Requirement:
From the listing below, extract every line containing "document".

Data lines:

◇ ◇ ◇ ◇

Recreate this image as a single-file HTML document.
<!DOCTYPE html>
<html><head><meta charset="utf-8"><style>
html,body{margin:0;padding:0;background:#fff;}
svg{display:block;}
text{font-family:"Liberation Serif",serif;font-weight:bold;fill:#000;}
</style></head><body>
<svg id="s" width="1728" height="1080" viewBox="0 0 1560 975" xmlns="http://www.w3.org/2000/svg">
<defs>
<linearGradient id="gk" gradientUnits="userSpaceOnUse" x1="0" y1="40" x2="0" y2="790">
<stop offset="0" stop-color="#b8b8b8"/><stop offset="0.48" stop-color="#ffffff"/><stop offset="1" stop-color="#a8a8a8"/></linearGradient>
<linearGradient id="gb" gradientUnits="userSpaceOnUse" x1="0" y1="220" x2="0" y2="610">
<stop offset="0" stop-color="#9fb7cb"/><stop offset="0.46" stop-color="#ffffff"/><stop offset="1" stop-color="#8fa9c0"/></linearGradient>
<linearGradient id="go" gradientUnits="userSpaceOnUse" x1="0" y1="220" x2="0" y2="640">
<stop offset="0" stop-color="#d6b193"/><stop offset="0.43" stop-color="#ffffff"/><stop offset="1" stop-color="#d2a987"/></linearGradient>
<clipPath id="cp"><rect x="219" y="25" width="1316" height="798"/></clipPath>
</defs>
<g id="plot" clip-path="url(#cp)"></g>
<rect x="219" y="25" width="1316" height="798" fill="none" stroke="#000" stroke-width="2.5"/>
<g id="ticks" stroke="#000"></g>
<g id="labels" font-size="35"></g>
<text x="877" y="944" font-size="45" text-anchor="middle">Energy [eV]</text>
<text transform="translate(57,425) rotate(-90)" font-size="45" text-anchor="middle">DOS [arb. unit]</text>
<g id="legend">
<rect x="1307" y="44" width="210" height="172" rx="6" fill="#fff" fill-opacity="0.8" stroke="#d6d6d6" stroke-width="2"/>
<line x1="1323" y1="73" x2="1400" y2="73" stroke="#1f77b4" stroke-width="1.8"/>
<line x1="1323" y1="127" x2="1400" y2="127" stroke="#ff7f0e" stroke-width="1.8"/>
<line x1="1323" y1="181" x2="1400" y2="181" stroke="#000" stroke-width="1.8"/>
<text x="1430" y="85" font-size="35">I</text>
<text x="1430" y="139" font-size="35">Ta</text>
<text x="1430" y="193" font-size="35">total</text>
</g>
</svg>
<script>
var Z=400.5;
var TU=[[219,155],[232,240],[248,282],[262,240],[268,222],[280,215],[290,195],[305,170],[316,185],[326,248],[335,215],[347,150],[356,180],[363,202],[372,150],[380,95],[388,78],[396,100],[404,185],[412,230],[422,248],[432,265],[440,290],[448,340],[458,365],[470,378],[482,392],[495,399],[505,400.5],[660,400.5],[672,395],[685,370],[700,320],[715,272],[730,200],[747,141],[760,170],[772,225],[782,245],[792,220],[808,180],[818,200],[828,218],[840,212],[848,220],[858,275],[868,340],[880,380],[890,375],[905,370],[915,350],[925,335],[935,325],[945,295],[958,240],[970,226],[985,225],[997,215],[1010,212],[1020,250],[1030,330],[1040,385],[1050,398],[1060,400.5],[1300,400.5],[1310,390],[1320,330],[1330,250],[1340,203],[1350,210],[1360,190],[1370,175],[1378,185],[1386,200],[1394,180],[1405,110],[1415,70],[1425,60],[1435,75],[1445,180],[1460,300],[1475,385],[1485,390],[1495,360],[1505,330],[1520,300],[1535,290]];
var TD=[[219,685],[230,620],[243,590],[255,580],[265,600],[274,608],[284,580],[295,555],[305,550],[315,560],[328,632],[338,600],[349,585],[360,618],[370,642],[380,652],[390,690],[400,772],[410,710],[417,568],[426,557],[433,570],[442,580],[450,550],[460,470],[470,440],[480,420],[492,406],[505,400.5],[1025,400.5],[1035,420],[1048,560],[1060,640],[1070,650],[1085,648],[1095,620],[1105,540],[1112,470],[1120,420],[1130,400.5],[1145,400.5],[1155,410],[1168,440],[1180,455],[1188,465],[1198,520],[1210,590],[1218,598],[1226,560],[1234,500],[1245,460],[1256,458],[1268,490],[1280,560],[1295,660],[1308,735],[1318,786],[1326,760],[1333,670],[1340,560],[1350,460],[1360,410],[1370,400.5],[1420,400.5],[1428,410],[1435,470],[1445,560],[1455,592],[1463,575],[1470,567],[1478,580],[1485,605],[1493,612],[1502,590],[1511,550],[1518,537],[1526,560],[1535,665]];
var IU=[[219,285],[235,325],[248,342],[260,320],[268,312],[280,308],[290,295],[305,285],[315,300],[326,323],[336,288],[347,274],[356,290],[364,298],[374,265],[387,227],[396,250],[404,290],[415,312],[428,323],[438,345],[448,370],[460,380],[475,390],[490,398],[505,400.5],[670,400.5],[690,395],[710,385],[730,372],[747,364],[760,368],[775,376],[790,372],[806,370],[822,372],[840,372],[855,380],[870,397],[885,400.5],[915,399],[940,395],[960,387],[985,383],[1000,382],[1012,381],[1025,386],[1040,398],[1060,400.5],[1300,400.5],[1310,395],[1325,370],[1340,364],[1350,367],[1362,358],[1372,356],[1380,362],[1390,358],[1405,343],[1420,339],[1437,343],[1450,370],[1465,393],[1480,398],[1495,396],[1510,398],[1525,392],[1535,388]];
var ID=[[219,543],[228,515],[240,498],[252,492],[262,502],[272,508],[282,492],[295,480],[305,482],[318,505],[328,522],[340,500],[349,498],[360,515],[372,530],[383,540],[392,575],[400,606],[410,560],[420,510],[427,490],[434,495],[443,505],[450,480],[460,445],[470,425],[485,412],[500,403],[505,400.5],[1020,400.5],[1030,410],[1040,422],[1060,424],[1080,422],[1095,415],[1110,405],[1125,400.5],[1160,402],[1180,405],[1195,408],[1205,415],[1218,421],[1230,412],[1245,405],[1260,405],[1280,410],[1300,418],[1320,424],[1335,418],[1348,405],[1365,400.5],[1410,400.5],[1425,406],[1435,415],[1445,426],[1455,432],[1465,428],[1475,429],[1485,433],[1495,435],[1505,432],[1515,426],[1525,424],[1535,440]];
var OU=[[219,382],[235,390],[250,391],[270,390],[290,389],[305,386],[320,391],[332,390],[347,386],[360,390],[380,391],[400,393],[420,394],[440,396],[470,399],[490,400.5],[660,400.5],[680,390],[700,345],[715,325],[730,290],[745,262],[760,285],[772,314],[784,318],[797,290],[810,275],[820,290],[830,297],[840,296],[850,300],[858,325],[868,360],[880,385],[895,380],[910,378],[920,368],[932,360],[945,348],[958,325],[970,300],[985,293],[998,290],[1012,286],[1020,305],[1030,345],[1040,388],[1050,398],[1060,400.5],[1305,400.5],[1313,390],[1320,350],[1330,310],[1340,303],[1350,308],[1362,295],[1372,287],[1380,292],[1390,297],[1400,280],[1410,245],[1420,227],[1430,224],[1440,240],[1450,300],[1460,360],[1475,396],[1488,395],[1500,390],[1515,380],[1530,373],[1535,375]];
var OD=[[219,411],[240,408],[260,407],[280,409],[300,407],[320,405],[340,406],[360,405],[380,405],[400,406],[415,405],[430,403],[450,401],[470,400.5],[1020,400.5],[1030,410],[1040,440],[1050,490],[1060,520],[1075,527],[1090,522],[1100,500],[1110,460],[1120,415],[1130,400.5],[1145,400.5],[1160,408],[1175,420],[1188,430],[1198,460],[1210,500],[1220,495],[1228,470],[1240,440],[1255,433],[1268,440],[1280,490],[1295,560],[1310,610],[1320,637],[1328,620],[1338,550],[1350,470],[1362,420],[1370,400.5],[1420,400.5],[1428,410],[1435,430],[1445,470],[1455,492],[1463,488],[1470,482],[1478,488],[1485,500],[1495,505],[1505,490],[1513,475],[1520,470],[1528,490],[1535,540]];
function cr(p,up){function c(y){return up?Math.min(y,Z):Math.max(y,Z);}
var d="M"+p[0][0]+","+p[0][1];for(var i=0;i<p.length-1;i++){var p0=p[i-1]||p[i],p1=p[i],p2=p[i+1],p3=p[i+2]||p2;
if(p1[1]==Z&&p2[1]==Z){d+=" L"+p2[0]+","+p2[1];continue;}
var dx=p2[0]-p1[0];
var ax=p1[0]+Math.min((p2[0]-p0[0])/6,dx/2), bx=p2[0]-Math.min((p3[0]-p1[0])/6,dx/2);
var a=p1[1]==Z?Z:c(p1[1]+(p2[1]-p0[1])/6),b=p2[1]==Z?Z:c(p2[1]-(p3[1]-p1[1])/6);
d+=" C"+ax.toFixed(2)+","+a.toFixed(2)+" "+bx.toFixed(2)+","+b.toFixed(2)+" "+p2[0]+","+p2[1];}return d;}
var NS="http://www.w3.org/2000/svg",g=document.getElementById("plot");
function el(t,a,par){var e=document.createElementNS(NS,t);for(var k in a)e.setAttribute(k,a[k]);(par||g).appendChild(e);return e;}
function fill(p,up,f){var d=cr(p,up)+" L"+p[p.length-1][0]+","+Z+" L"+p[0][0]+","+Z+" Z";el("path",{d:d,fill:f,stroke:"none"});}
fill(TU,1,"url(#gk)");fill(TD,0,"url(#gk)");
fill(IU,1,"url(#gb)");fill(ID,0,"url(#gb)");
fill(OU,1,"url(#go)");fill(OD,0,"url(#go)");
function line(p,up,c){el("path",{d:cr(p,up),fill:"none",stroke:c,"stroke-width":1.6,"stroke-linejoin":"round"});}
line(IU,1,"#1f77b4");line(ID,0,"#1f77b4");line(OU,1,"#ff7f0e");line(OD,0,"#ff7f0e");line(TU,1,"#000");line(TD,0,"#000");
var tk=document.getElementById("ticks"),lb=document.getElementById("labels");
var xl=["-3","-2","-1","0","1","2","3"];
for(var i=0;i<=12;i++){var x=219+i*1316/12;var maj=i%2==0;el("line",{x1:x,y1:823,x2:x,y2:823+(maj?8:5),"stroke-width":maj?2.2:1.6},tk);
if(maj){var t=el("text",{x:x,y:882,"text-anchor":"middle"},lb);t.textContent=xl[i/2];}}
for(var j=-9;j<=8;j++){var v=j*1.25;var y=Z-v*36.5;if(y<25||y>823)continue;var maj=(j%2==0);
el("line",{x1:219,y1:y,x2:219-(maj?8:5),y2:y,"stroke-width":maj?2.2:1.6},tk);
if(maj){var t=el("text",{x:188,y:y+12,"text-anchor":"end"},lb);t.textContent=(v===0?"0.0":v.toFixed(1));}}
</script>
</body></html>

◇ ◇ ◇ ◇

Worked answer:
Recreate this image as a single-file HTML document.
var NS="http://www.w3.org/2000/svg",g=document.getElementById("plot");
function el(t,a,par){var e=document.createElementNS(NS,t);for(var k in a)e.setAttribute(k,a[k]);(par||g).appendChild(e);return e;}
var tk=document.getElementById("ticks"),lb=document.getElementById("labels");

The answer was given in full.